▶ _Information provided_
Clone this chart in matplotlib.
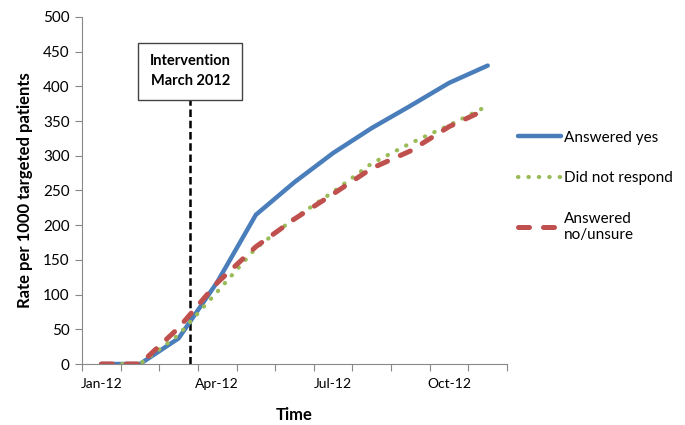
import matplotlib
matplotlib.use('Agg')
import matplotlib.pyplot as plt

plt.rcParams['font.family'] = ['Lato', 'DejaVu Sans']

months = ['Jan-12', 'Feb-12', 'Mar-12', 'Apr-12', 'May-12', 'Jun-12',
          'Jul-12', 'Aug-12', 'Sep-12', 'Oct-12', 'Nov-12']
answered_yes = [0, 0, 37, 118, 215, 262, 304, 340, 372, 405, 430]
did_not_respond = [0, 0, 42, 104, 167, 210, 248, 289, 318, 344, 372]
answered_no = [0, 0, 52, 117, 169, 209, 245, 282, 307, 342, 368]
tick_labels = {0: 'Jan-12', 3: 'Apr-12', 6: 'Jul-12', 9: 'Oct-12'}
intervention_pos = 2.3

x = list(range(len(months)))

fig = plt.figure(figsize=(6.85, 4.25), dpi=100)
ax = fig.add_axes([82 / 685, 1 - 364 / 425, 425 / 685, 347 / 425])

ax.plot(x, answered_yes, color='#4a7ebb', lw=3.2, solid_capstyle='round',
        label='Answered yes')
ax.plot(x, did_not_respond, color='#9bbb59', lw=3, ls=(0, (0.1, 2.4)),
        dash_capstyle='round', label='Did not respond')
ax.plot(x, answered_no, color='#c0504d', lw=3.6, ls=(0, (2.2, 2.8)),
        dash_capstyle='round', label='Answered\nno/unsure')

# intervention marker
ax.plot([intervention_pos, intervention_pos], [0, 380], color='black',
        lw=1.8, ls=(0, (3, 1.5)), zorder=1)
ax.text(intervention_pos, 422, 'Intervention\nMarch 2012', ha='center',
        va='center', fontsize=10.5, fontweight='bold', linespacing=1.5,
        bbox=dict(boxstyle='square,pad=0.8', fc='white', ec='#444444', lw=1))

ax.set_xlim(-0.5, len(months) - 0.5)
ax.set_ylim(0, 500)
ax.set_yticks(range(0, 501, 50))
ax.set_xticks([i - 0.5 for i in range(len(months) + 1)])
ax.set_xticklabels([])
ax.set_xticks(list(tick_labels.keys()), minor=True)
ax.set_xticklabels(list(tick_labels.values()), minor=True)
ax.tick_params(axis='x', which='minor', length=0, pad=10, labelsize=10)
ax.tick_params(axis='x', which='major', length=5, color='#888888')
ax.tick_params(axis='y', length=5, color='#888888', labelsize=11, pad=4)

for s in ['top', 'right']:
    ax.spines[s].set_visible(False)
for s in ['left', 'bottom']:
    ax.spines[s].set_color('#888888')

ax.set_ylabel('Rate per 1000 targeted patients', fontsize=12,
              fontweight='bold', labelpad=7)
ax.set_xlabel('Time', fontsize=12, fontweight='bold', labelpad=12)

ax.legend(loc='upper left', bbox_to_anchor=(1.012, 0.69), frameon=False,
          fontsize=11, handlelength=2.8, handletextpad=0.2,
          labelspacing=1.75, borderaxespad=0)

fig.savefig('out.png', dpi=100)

▶ _Exercise goal_
Starting with the first line of the data above and ending with the line containing "ax = fig.add_axes([82", please restate every line exactly, leaving images out.

▶ _Result of the exercise_
Clone this chart in matplotlib.
import matplotlib
matplotlib.use('Agg')
import matplotlib.pyplot as plt

plt.rcParams['font.family'] = ['Lato', 'DejaVu Sans']

months = ['Jan-12', 'Feb-12', 'Mar-12', 'Apr-12', 'May-12', 'Jun-12',
          'Jul-12', 'Aug-12', 'Sep-12', 'Oct-12', 'Nov-12']
answered_yes = [0, 0, 37, 118, 215, 262, 304, 340, 372, 405, 430]
did_not_respond = [0, 0, 42, 104, 167, 210, 248, 289, 318, 344, 372]
answered_no = [0, 0, 52, 117, 169, 209, 245, 282, 307, 342, 368]
tick_labels = {0: 'Jan-12', 3: 'Apr-12', 6: 'Jul-12', 9: 'Oct-12'}
intervention_pos = 2.3

x = list(range(len(months)))

fig = plt.figure(figsize=(6.85, 4.25), dpi=100)
ax = fig.add_axes([82 / 685, 1 - 364 / 425, 425 / 685, 347 / 425])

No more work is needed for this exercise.